- _TASK TO COMPLETE_:
Restate, exactly and without pictures, the lines from the start of the listing below through the line holding "const sevChronicOffsets = [0, 0, 0.1, 0, -0.05, 0.01];".

--- START ---

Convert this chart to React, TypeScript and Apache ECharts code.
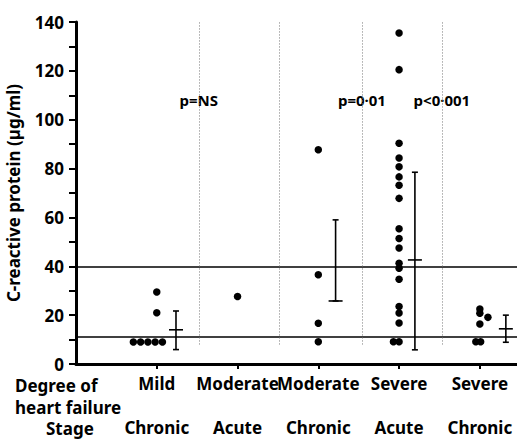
import React, { useEffect, useRef } from "react";
import * as echarts from "echarts";

// Categories (degree of heart failure) and stage, placed at x = 1..5
const degrees = ["Mild", "Moderate", "Moderate", "Severe", "Severe"];
const stages = ["Chronic", "Acute", "Chronic", "Acute", "Chronic"];
const categoryPos = [1, 2, 3, 4, 5];

// Individual CRP values (µg/ml) per group, with small horizontal jitter offsets
const mildValues = [29.5, 21, 9, 9, 9, 9, 9];
const mildOffsets = [0, 0, -0.29, -0.2, -0.11, -0.02, 0.07];
const modAcuteValues = [27.6];
const modAcuteOffsets = [0];
const modChronicValues = [87.7, 36.5, 16.7, 9.1];
const modChronicOffsets = [0, 0, 0, 0];
const sevAcuteValues = [135.5, 120.5, 90.4, 84.3, 80.7, 76.6, 73.2, 67.8, 55.4, 51.4, 47.5, 41.2, 39.2, 34.7, 23.5, 20.9, 16.8, 9.1, 9.1];
const sevAcuteOffsets = [0, 0, 0, 0, 0, 0, 0, 0, 0, 0, 0, 0, 0, 0, 0, 0, 0, -0.07, 0];
const sevChronicValues = [22.5, 20.8, 19.1, 16.4, 9.1, 9.1];
const sevChronicOffsets = [0, 0, 0.1, 0, -0.05, 0.01];

// Mean +/- range bars
const errX = [1.238, 3.214, 4.196, 5.322];
const errLow = [5.9, 25.8, 5.8, 8.9];
const errHigh = [21.7, 59, 78.5, 20];
const errMean = [14, 25.8, 42.6, 14.4];

// Reference lines and group dividers
const refLines = [40, 11.2];
const dividerX = [1.52, 2.52, 3.54, 4.53];
const dividerRange = [8, 140];

// p-value annotations
const pLabels = ["p=NS", "p=0·01", "p<0·001"];
const pLabelX = [1.52, 3.54, 4.53];
const pLabelY = 108;

const yTicks = [0, 20, 40, 60, 80, 100, 120, 140];

const FONT = "'Noto Sans', sans-serif";

function pts(base: number, values: number[], offsets: number[]) {
  return values.map((v, i) => [base + offsets[i], v]);
}

export default function App() {
  const ref = useRef<HTMLDivElement>(null);
  useEffect(() => {
    if (!ref.current) return;
    const chart = echarts.init(ref.current, undefined, { renderer: "svg" });
    const dotStyle = { color: "#000", opacity: 1 };
    const groups = [
      pts(categoryPos[0], mildValues, mildOffsets),
      pts(categoryPos[1], modAcuteValues, modAcuteOffsets),
      pts(categoryPos[2], modChronicValues, modChronicOffsets),
      pts(categoryPos[3], sevAcuteValues, sevAcuteOffsets),
      pts(categoryPos[4], sevChronicValues, sevChronicOffsets),
    ];
    const markData: any[] = [
      ...refLines.map((v) => ({ yAxis: v, lineStyle: { color: "#000", width: 1.6, type: "solid" } })),
      ...dividerX.map((x) => [
        { coord: [x, dividerRange[0]], lineStyle: { color: "#777", width: 1, type: [1, 2] } },
        { coord: [x, dividerRange[1]] },
      ]),
    ];
    const option: any = {
      animation: false,
      backgroundColor: "#fff",
      grid: { left: 76, right: 0, top: 22, bottom: 76, containLabel: false, outerBoundsMode: "none" },
      xAxis: {
        type: "value",
        min: 0,
        max: 5.46,
        interval: 1,
        splitLine: { show: false },
        axisLine: { show: true, onZero: false, lineStyle: { color: "#000", width: 3 } },
        axisTick: { show: true, customValues: categoryPos, length: 5, lineStyle: { color: "#000", width: 2 } },
        axisLabel: {
          customValues: categoryPos,
          formatter: (v: number) => {
            const i = Math.round(v) - 1;
            return degrees[i] + "\n\n" + stages[i];
          },
          color: "#000",
          fontFamily: FONT,
          fontWeight: "bold",
          fontSize: 17,
          lineHeight: 22,
          margin: 8,
        },
      },
      yAxis: {
        type: "value",
        min: 0,
        max: 140,
        interval: 20,
        name: "C-reactive protein (µg/ml)",
        nameLocation: "middle",
        nameGap: 54,
        nameRotate: 90,
        nameTextStyle: { color: "#000", fontFamily: FONT, fontWeight: "bold", fontSize: 17 },
        splitLine: { show: false },
        axisLine: { show: true, lineStyle: { color: "#000", width: 3 } },
        axisTick: { show: true, length: 7, lineStyle: { color: "#000", width: 2 } },
        minorTick: { show: true, splitNumber: 2, length: 7, lineStyle: { color: "#000", width: 2 } },
        axisLabel: {
          color: "#000",
          fontFamily: FONT,
          fontWeight: "bold",
          fontSize: 17,
          margin: 12,
          formatter: (v: number) => (yTicks.includes(v) ? String(v) : ""),
        },
      },
      series: [
        ...groups.map((g, gi) => ({
          type: "scatter",
          data: g,
          symbol: "circle",
          symbolSize: 7.5,
          itemStyle: dotStyle,
          silent: true,
          markLine:
            gi === 0
              ? { silent: true, symbol: "none", label: { show: false }, data: markData }
              : undefined,
        })),
        {
          type: "custom",
          silent: true,
          data: errX.map((x, i) => [x, errLow[i], errHigh[i], errMean[i]]),
          renderItem: (_p: any, api: any) => {
            const x = api.value(0);
            const lo = api.coord([x, api.value(1)]);
            const hi = api.coord([x, api.value(2)]);
            const m = api.coord([x, api.value(3)]);
            const st = { stroke: "#000", lineWidth: 1.6 };
            const cap = 3;
            const bar = 7;
            return {
              type: "group",
              children: [
                { type: "line", shape: { x1: lo[0], y1: lo[1], x2: hi[0], y2: hi[1] }, style: st },
                { type: "line", shape: { x1: hi[0] - cap, y1: hi[1], x2: hi[0] + cap, y2: hi[1] }, style: st },
                { type: "line", shape: { x1: lo[0] - cap, y1: lo[1], x2: lo[0] + cap, y2: lo[1] }, style: st },
                { type: "line", shape: { x1: m[0] - bar, y1: m[1], x2: m[0] + bar, y2: m[1] }, style: st },
              ],
            };
          },
        },
        {
          type: "scatter",
          silent: true,
          symbolSize: 0,
          itemStyle: { opacity: 1, color: "#000" },
          data: pLabels.map((t, i) => ({ name: t, value: [pLabelX[i], pLabelY] })),
          label: {
            show: true,
            position: "inside",
            formatter: "{b}",
            color: "#000",
            opacity: 1,
            fontFamily: FONT,
            fontWeight: "bold",
            fontSize: 15,
          },
        },
      ],
      graphic: [
        {
          type: "text",
          left: 15,
          top: 374,
          style: {
            text: "Degree of\nheart failure",
            fill: "#000",
            font: "bold 17px 'Noto Sans', sans-serif",
            lineHeight: 22,
          },
        },
        {
          type: "text",
          left: 46,
          top: 417,
          style: {
            text: "Stage",
            fill: "#000",
            font: "bold 17px 'Noto Sans', sans-serif",
            lineHeight: 22,
          },
        },
      ],
    };
    chart.setOption(option);
    return () => chart.dispose();
  }, []);
  return (
    <div
      ref={ref}
      style={{ position: "fixed", left: 0, top: 0, width: 517, height: 440, background: "#fff" }}
    />
  );
}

--- END ---

- _THE COMPLETED TASK_:
Convert this chart to React, TypeScript and Apache ECharts code.
import React, { useEffect, useRef } from "react";
import * as echarts from "echarts";

// Categories (degree of heart failure) and stage, placed at x = 1..5
const degrees = ["Mild", "Moderate", "Moderate", "Severe", "Severe"];
const stages = ["Chronic", "Acute", "Chronic", "Acute", "Chronic"];
const categoryPos = [1, 2, 3, 4, 5];

// Individual CRP values (µg/ml) per group, with small horizontal jitter offsets
const mildValues = [29.5, 21, 9, 9, 9, 9, 9];
const mildOffsets = [0, 0, -0.29, -0.2, -0.11, -0.02, 0.07];
const modAcuteValues = [27.6];
const modAcuteOffsets = [0];
const modChronicValues = [87.7, 36.5, 16.7, 9.1];
const modChronicOffsets = [0, 0, 0, 0];
const sevAcuteValues = [135.5, 120.5, 90.4, 84.3, 80.7, 76.6, 73.2, 67.8, 55.4, 51.4, 47.5, 41.2, 39.2, 34.7, 23.5, 20.9, 16.8, 9.1, 9.1];
const sevAcuteOffsets = [0, 0, 0, 0, 0, 0, 0, 0, 0, 0, 0, 0, 0, 0, 0, 0, 0, -0.07, 0];
const sevChronicValues = [22.5, 20.8, 19.1, 16.4, 9.1, 9.1];
const sevChronicOffsets = [0, 0, 0.1, 0, -0.05, 0.01];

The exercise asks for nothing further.